Julian Symons' The Progress of a Crime, which is the subject of a timely reissue in the British Library Crime Classics series, is proclaimed on the suitably vivid cover as a Fireworks Night mystery, and that's when the eponymous crime occurs. The case is investigated by a young journalist, and Symons actually worked in a provincial newspaper office as part of his research. The crime in question was based, as I explain in my intro to the book, on a real life case which many people think gave rise to a miscarriage of justice - a subject that was of great interest to Symons at that stage of his career.
The book won the Edgar for best novel, and came close to winning a Gold Dagger for good measure. At this point Symons' career as a novelist was really at its peak in terms of acclaim and awards, but he continued to write extremely interesting fiction until the end of his life.
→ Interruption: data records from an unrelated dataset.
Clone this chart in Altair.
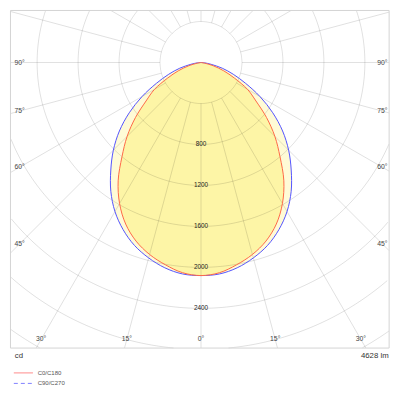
import numpy as np
import pandas as pd
import altair as alt

# ---------------- data ----------------
gamma = [0, 5, 10, 15, 20, 25, 30, 35, 40, 45, 50, 55, 60, 65, 70, 75, 80, 85, 90]
c0_c180 = [2080, 2060, 2005, 1940, 1855, 1740, 1590, 1410, 1200, 1020, 835, 655, 525, 360, 235, 125, 38, 8, 0]
c90_c270 = [2080, 2072, 2035, 1975, 1900, 1800, 1680, 1535, 1370, 1210, 1040, 855, 665, 480, 335, 215, 100, 35, 0]
series_names = ["C0/C180", "C90/C270"]
ring_values = [400, 800, 1200, 1600, 2000, 2400, 2800, 3200, 3600]
ring_labels = [800, 1200, 1600, 2000, 2400]
angle_ticks = [0, 15, 30, 45, 60, 75, 90]
radial_step = 15
unit_text = "cd"
flux_text = "4628 lm"

# ---------------- styles ----------------
line_colors = ["#ff6a48", "#5555ff"]
fill_colors = ["#fdf5a6", "#fffbd6"]
grid_color = "#000000"
grid_opacity = 0.12
FONT = "Liberation Sans"

# ---------------- layout (reference pixels -> cd units) ----------------
K = 42.9 / 400.0          # reference px per cd
CX, CY = 200.0, 55.0      # origin of the diagram in reference px


def X(px):
    return (px - CX) / K


def Y(py):
    return (CY - py) / K


XDOM = [X(0), X(400)]
YDOM = [Y(400), Y(0)]
FL, FR, FT, FB = X(0.5), X(397), Y(0.5), Y(354)
LAB_IN_X = X(390)          # horizontal inset of angle labels
LAB_IN_Y = Y(345)          # vertical inset of angle labels

xs = alt.Scale(domain=XDOM, nice=False, zero=False)
ys = alt.Scale(domain=YDOM, nice=False, zero=False)


def xq(f):
    return alt.X(f, type="quantitative", scale=xs, axis=None)


def yq(f):
    return alt.Y(f, type="quantitative", scale=ys, axis=None)


# ---------------- curves ----------------
def curve_frame(name, vals):
    g = np.radians(np.array(gamma, dtype=float))
    I = np.array(vals, dtype=float)
    rows = []
    n = len(g)
    k = 0
    for j in range(n - 1, -1, -1):
        rows.append({"x": -I[j] * np.sin(g[j]), "y": -I[j] * np.cos(g[j]), "i": k})
        k += 1
    for j in range(1, n):
        rows.append({"x": I[j] * np.sin(g[j]), "y": -I[j] * np.cos(g[j]), "i": k})
        k += 1
    line = pd.DataFrame(rows)
    line["series"] = name
    return line


line_red = curve_frame(series_names[0], c0_c180)
line_blue = curve_frame(series_names[1], c90_c270)


def fill_layer(df, color):
    return alt.Chart(df).mark_line(interpolate="catmull-rom", fill=color, stroke=color, strokeWidth=0.01,
                                   strokeOpacity=0).encode(
        x=xq("x"), y=yq("y"), order=alt.Order("i:Q"))


def line_layer(df, color):
    return alt.Chart(df).mark_line(interpolate="catmull-rom", color=color, strokeWidth=1).encode(
        x=xq("x"), y=yq("y"), order=alt.Order("i:Q"))


# ---------------- grid ----------------
def inside(x, y):
    return (x >= FL) & (x <= FR) & (y <= FT) & (y >= FB)


circ_rows = []
phi = np.radians(np.arange(0, 360.01, 0.5))
seg = 0
for r in ring_values:
    px = r * np.sin(phi)
    py = -r * np.cos(phi)
    m = inside(px, py)
    prev = False
    for j in range(len(phi)):
        if m[j]:
            if not prev:
                seg += 1
            circ_rows.append({"x": px[j], "y": py[j], "seg": seg, "k": j})
        prev = m[j]
circ_df = pd.DataFrame(circ_rows)


def ray_hit(dx, dy, bl, br, bt, bb):
    ts = []
    if dx > 1e-9:
        ts.append(br / dx)
    if dx < -1e-9:
        ts.append(bl / dx)
    if dy > 1e-9:
        ts.append(bt / dy)
    if dy < -1e-9:
        ts.append(bb / dy)
    return min(ts)


ray_rows = []
for a in range(0, 360, radial_step):
    ar = np.radians(a)
    dx, dy = np.sin(ar), -np.cos(ar)
    t = ray_hit(dx, dy, FL, FR, FT, FB)
    r0 = ring_values[0]
    ray_rows.append({"x": r0 * dx, "y": r0 * dy, "x2": t * dx, "y2": t * dy})
ray_df = pd.DataFrame(ray_rows)

circles = alt.Chart(circ_df).mark_line(color=grid_color, opacity=grid_opacity, strokeWidth=1).encode(
    x=xq("x"), y=yq("y"), detail="seg:N", order=alt.Order("k:Q"))
rays = alt.Chart(ray_df).mark_rule(color=grid_color, opacity=grid_opacity, strokeWidth=1).encode(
    x=xq("x"), y=yq("y"), x2="x2", y2="y2")

frame_df = pd.DataFrame([{"x": FL, "x2": FR, "y": FT, "y2": FB}])
frame = alt.Chart(frame_df).mark_rect(fillOpacity=0, stroke="#d4d4d4", strokeWidth=1).encode(
    x=xq("x"), x2="x2", y=yq("y"), y2="y2")

# ---------------- labels ----------------
ring_df = pd.DataFrame({"x": [0.0] * len(ring_labels), "y": [-float(v) for v in ring_labels],
                        "t": [str(v) for v in ring_labels]})
ring_text = alt.Chart(ring_df).mark_text(fontSize=6.4, font=FONT, color="#222222", baseline="middle",
                                         align="center").encode(x=xq("x"), y=yq("y"), text="t:N")

ang_rows = []
for a in angle_ticks:
    for s in ([1] if a == 0 else [-1, 1]):
        ar = np.radians(a)
        dx, dy = s * np.sin(ar), -np.cos(ar)
        t = ray_hit(dx, dy, -LAB_IN_X, LAB_IN_X, 1e9, LAB_IN_Y)
        ang_rows.append({"x": t * dx, "y": t * dy, "t": f"{a}°"})
ang_df = pd.DataFrame(ang_rows)
ang_text = alt.Chart(ang_df).mark_text(fontSize=6.8, font=FONT, color="#444444", baseline="middle",
                                       align="center").encode(x=xq("x"), y=yq("y"), text="t:N")

foot_df = pd.DataFrame([{"x": X(5), "y": Y(362), "t": unit_text}])
foot_l = alt.Chart(foot_df).mark_text(fontSize=7.8, font=FONT, color="#333333", baseline="middle",
                                      align="left").encode(x=xq("x"), y=yq("y"), text="t:N")
foot_df2 = pd.DataFrame([{"x": X(396.5), "y": Y(362), "t": flux_text}])
foot_r = alt.Chart(foot_df2).mark_text(fontSize=7.8, font=FONT, color="#333333", baseline="middle",
                                       align="right").encode(x=xq("x"), y=yq("y"), text="t:N")

leg_df = pd.DataFrame({"series": series_names,
                       "x": [X(4), X(4)], "x2": [X(24), X(24)],
                       "y": [Y(380), Y(391)], "tx": [X(29), X(29)]})
leg_lines = alt.Chart(leg_df).mark_rule(strokeWidth=1).encode(
    x=xq("x"), x2="x2", y=yq("y"),
    color=alt.Color("series:N", scale=alt.Scale(domain=series_names, range=["#ff8080", "#8080ff"]), legend=None),
    strokeDash=alt.StrokeDash("series:N", scale=alt.Scale(domain=series_names, range=[[1, 0], [4, 3]]), legend=None))
leg_text = alt.Chart(leg_df).mark_text(fontSize=6.0, font=FONT, color="#555555", baseline="middle",
                                       align="left").encode(x=xq("tx"), y=yq("y"), text="series:N")

chart = alt.layer(
    fill_layer(line_blue, fill_colors[1]),
    fill_layer(line_red, fill_colors[0]),
    circles, rays, frame,
    line_layer(line_blue, line_colors[1]),
    line_layer(line_red, line_colors[0]),
    ring_text, ang_text, foot_l, foot_r, leg_lines, leg_text,
).properties(
    width=384, height=384, padding=0,
    autosize=alt.AutoSizeParams(type="fit", contains="padding"),
).configure_view(stroke=None)

chart.save("out.html", embed_options={"renderer": "svg", "actions": False})
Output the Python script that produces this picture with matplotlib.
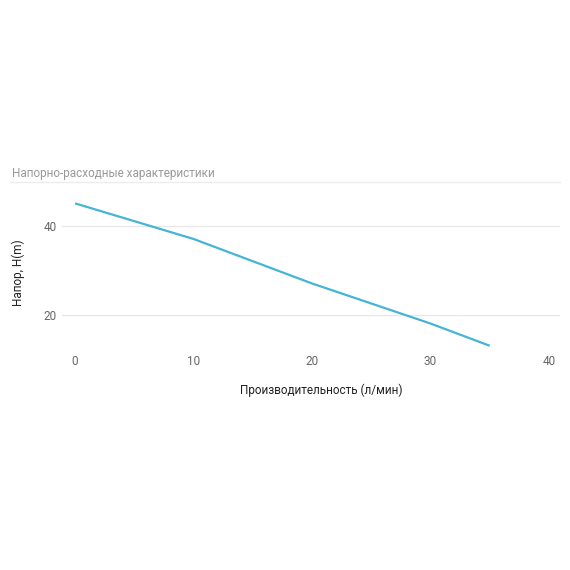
import matplotlib
matplotlib.use("Agg")
import matplotlib.pyplot as plt
from matplotlib.lines import Line2D

plt.rcParams['font.family'] = ['Roboto', 'DejaVu Sans']

flow = [0, 10, 20, 30, 35]
head = [45, 37, 27, 18, 13]
x_ticks = [0, 10, 20, 30, 40]
y_ticks = [20, 40]
title = "Напорно-расходные характеристики"
x_label = "Производительность (л/мин)"
y_label = "Напор, H(m)"

W = H = 570
fig = plt.figure(figsize=(5.7, 5.7), dpi=100)
ax = fig.add_axes([62 / W, 1 - 348 / H, (560 - 62) / W, (348 - 190) / H])
ax.plot(flow, head, color="#45b5d3", linewidth=1.6, solid_capstyle="butt", zorder=3)
ax.set_xlim(-1.1, 40.93)
ax.set_ylim(12.5, 48)
ax.set_xticks(x_ticks)
ax.set_yticks(y_ticks)
ax.grid(axis="y", color="#e8e8e8", linewidth=1.0)
ax.grid(axis="x", visible=False)
for s in ax.spines.values():
    s.set_visible(False)
ax.tick_params(axis="both", length=0, labelsize=8.5, labelcolor="#666666")
ax.tick_params(axis="x", pad=5)
ax.tick_params(axis="y", pad=4)

fig.text(12 / W, 1 - 173 / H, title, fontsize=8.5, color="#999999", va="center", ha="left")
fig.add_artist(Line2D([10 / W, 560 / W], [1 - 182 / H, 1 - 182 / H], color="#ececec", linewidth=1.0))
fig.text(321 / W, 1 - 390 / H, x_label, fontsize=8.5, color="#222222", ha="center", va="center")
fig.text(18 / W, 1 - 273 / H, y_label, fontsize=8.5, color="#222222", ha="center", va="center", rotation=90)

fig.savefig("out.png", dpi=100, facecolor="white")
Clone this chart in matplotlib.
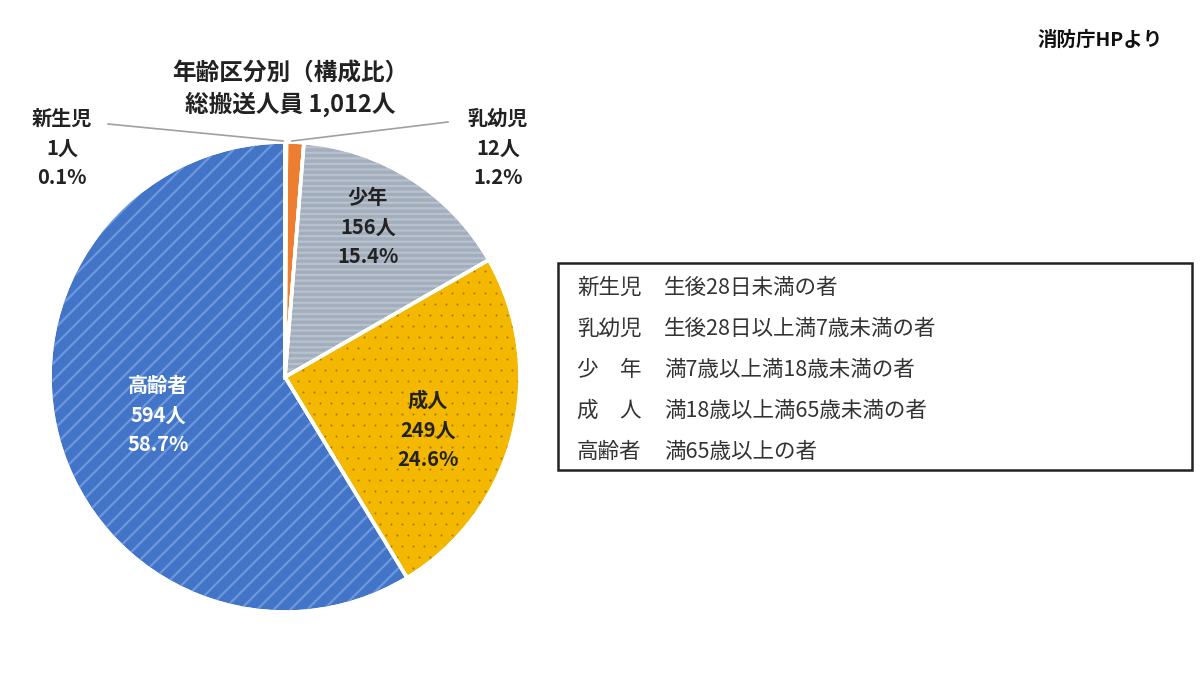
import matplotlib.pyplot as plt
import matplotlib as mpl
import numpy as np
from matplotlib.patches import Wedge, Rectangle

plt.rcParams['font.family'] = ['Noto Sans CJK JP', 'DejaVu Sans']
plt.rcParams['hatch.linewidth'] = 1.6

# data
categories = ["新生児", "乳幼児", "少年", "成人", "高齢者"]
counts = [1, 12, 156, 249, 594]
shares = [0.1, 1.2, 15.4, 24.6, 58.7]
colors = ["#ED7D31", "#ED7D31", "#A3AEBD", "#F5B800", "#4274C8"]
hatch_colors = ["#ED7D31", "#ED7D31", "#B8C1CD", "#8A6A10", "#6E98DC"]
hatches = [None, None, "---", "dots", "//"]

legend_names = ["新生児", "乳幼児", "少\u3000年", "成\u3000人", "高齢者"]
legend_desc = ["生後28日未満の者", "生後28日以上満7歳未満の者", "満7歳以上満18歳未満の者",
               "満18歳以上満65歳未満の者", "満65歳以上の者"]

title = "年齢区分別（構成比）\n総搬送人員 1,012人"
H = 675

fig = plt.figure(figsize=(12, 6.75), dpi=100)
ax = fig.add_axes([0, 0, 1, 1])

cx, cy, r = 285, H - 377, 235
wedges, _ = ax.pie(counts, colors=colors, startangle=90, counterclock=False,
                   center=(cx, cy), radius=r, frame=True,
                   wedgeprops=dict(edgecolor='white', linewidth=2.5))
ax.set_xlim(0, 1200)
ax.set_ylim(0, H)
ax.axis('off')

# texture overlays, then white borders again on top
for w, hc, hp in zip(wedges, hatch_colors, hatches):
    if hp is None:
        continue
    if hp == "dots":
        # staggered dot grid clipped to the wedge
        gx, gy = np.meshgrid(np.arange(cx - r, cx + r, 11.0), np.arange(cy - r, cy + r, 11.0))
        gx = gx + (np.arange(gx.shape[0])[:, None] % 2) * 5.5
        sc = ax.scatter(gx.ravel(), gy.ravel(), s=2.2, color=hc, linewidths=0, alpha=0.8)
        sc.set_clip_path(w)
        continue
    ax.add_patch(Wedge(w.center, w.r, w.theta1, w.theta2, fill=False,
                       hatch=hp, edgecolor=hc, linewidth=0))
for w in wedges:
    ax.add_patch(Wedge(w.center, w.r, w.theta1, w.theta2, fill=False,
                       edgecolor='white', linewidth=2.5))

def lab(i):
    return f"{categories[i]}\n{counts[i]}人\n{shares[i]}%"

kw = dict(ha='center', va='center', fontsize=14.5, fontweight='bold', linespacing=1.5)
ax.text(62, H - 148, lab(0), color='#222222', **kw)
ax.text(498, H - 148, lab(1), color='#222222', **kw)
ax.text(368, H - 227, lab(2), color='#222222', **kw)
ax.text(428, H - 430, lab(3), color='#222222', **kw)
ax.text(158, H - 415, lab(4), color='white', **kw)

# leader lines
ax.plot([108, 283], [H - 124, H - 141], color='#A0A0A0', lw=1.2)
ax.plot([448, 292], [H - 122, H - 141], color='#A0A0A0', lw=1.2)

ax.text(290, H - 89, title, ha='center', va='center', fontsize=17,
        fontweight='bold', linespacing=1.3, color='#222222')

ax.text(1100, H - 40, "消防庁HPより", ha='center', va='center', fontsize=14,
        fontweight='bold', color='#111111')

# definition box
ax.add_patch(Rectangle((558, H - 470), 634, 207, fill=False, edgecolor='#222222', lw=1.8))
ys = [288, 329, 370, 411, 452]
for n, d, y in zip(legend_names, legend_desc, ys):
    ax.text(577, H - y, n, ha='left', va='center', fontsize=15.5, color='#333333')
    ax.text(664, H - y, d, ha='left', va='center', fontsize=15.5, color='#333333')

fig.savefig("out.png", dpi=100)
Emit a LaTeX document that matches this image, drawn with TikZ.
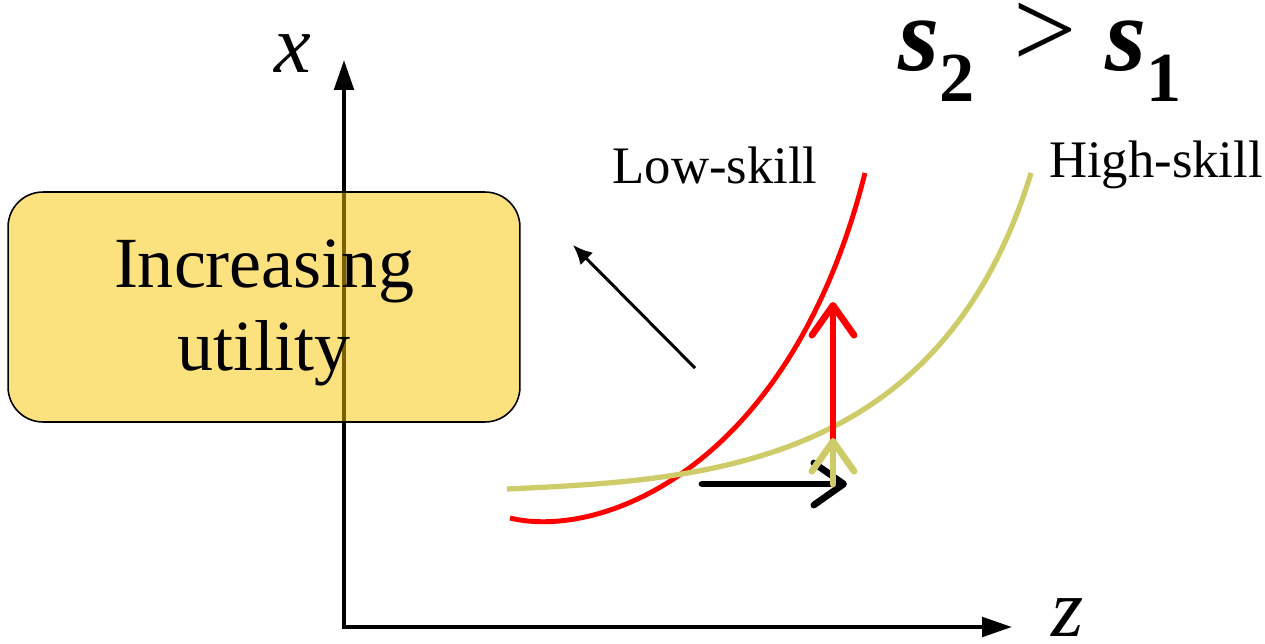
\documentclass[tikz,border=0pt]{standalone}
\usepackage{fontspec}
\setmainfont{Liberation Serif}[
  BoldFont={Liberation Serif Bold},
  ItalicFont={Liberation Serif Italic},
  BoldItalicFont={Liberation Serif Bold Italic}]
\usetikzlibrary{arrows.meta}
\definecolor{SkillRed}{HTML}{FF0000}
\definecolor{SkillOlive}{HTML}{CDCC68}
\definecolor{BoxGold}{HTML}{FAC300}
\tikzset{
  axisLine/.style={-{Triangle[length=17pt, width=11pt]}, line width=2.3pt},
  lowCurve/.style={draw=SkillRed, line width=2.8pt},
  highCurve/.style={draw=SkillOlive, line width=3pt},
  shiftArrow/.style={-{Straight Barb[length=17pt, width=24pt, round]}, line width=3.8pt, line cap=round},
  utilBox/.style={draw, line width=0.9pt, rounded corners=0.7cm, fill=BoxGold, fill opacity=0.5,
    minimum width=10.24cm, minimum height=4.6cm},
  utilText/.style={align=center, font=\fontsize{41pt}{47pt}\selectfont},
  curveLabel/.style={anchor=base, font=\fontsize{30pt}{32pt}\selectfont},
  axisLabel/.style={anchor=base, inner sep=0pt, font=\fontsize{47pt}{47pt}\selectfont\itshape},
  titlePart/.style={anchor=base west, inner sep=0pt, font=\fontsize{60pt}{60pt}\selectfont\bfseries\itshape}
}
\begin{document}
\begin{tikzpicture}[x=0.02cm, y=-0.02cm]
  \useasboundingbox (0,0) rectangle (1265,643);

  % Axes
  \coordinate (o) at (344,627);
  \coordinate (xtop) at (344,60);
  \coordinate (zend) at (1012,627);
  \draw[axisLine] (o) -- (xtop);
  \draw[axisLine] ([xshift=-1.2pt]o) -- (zend);
  \node[axisLabel] (xlab) at (293,72) {x};
  \node[axisLabel] (zlab) at (1068,636) {z};

  % Utility box
  \node[utilBox] (util) at (264,307) {};
  \node[utilText] (utiltext) at (264,313) {Increasing\\utility};

  % Direction of increasing utility
  \coordinate (dirA) at (695,368);
  \coordinate (dirB) at (573,245);
  \draw[-{Latex[length=11pt, width=10pt]}, line width=1.7pt] (dirA) -- (dirB);

  % Indifference curves
  \draw[lowCurve] (510,518) .. controls (600,540) and (790,470) .. (865,173);
  \draw[highCurve] (507,489) .. controls (700,480) and (940,470) .. (1031,173);

  % Curve labels
  \node[curveLabel] (lowlab) at (715,183) {Low-skill};
  \node[curveLabel] (highlab) at (1156,177) {High-skill};

  % Title
  \node[titlePart] (stwo) at (898,70)
    {s\raisebox{-0.3em}{\fontsize{40pt}{40pt}\selectfont\upshape 2}};
  \node[anchor=base, inner sep=0pt, font=\fontsize{64pt}{64pt}\selectfont] (gt) at (1045,67) {>};
  \node[titlePart] (sone) at (1105,70)
    {s\raisebox{-0.3em}{\fontsize{40pt}{40pt}\selectfont\upshape 1}};

  % Shift arrows
  \coordinate (sA) at (702,484);
  \coordinate (sB) at (847,484);
  \coordinate (rA) at (833,484);
  \coordinate (rB) at (833,302);
  \coordinate (yB) at (833,438);
  \draw[shiftArrow, draw=black] (sA) -- (sB);
  \draw[shiftArrow, draw=SkillRed] (rA) -- (rB);
  \draw[shiftArrow, draw=SkillOlive] (rA) -- (yB);
\end{tikzpicture}
\end{document}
The Colour of Murder, which did win a Gold Dagger, and The Belting Inheritance, one of his less well-known novels, have previously been reprinted in the Crime Classics series.
The Progress of a Crime has particular significance for me since it was the first Symons novel that I read, at the age of thirteen or so. It was also, as far as I can recall, the first time I'd graduated to contemporary crime writing after cutting my teeth on Christie, Sayers, and company. An old paperback copy was on the shelves in the house of some family friends and I picked it up and started reading it when I got bored with the adults' conversation. I was intrigued, and soon became a big Symons fan - after reading The Man Who Killed Himself. It's terrific to see him back in print again.
I am surprised I have not heard of this book, since it won an Edgar, but I am glad you have introduced it to me now. I have read at least one other book that features Bonfire Night (Funeral in Berlin) but I will definitely seek this one out to read. (My birthday is on November 5th.)
A belated happy birthday, Tracy! This is definitely worth a read in my opinion.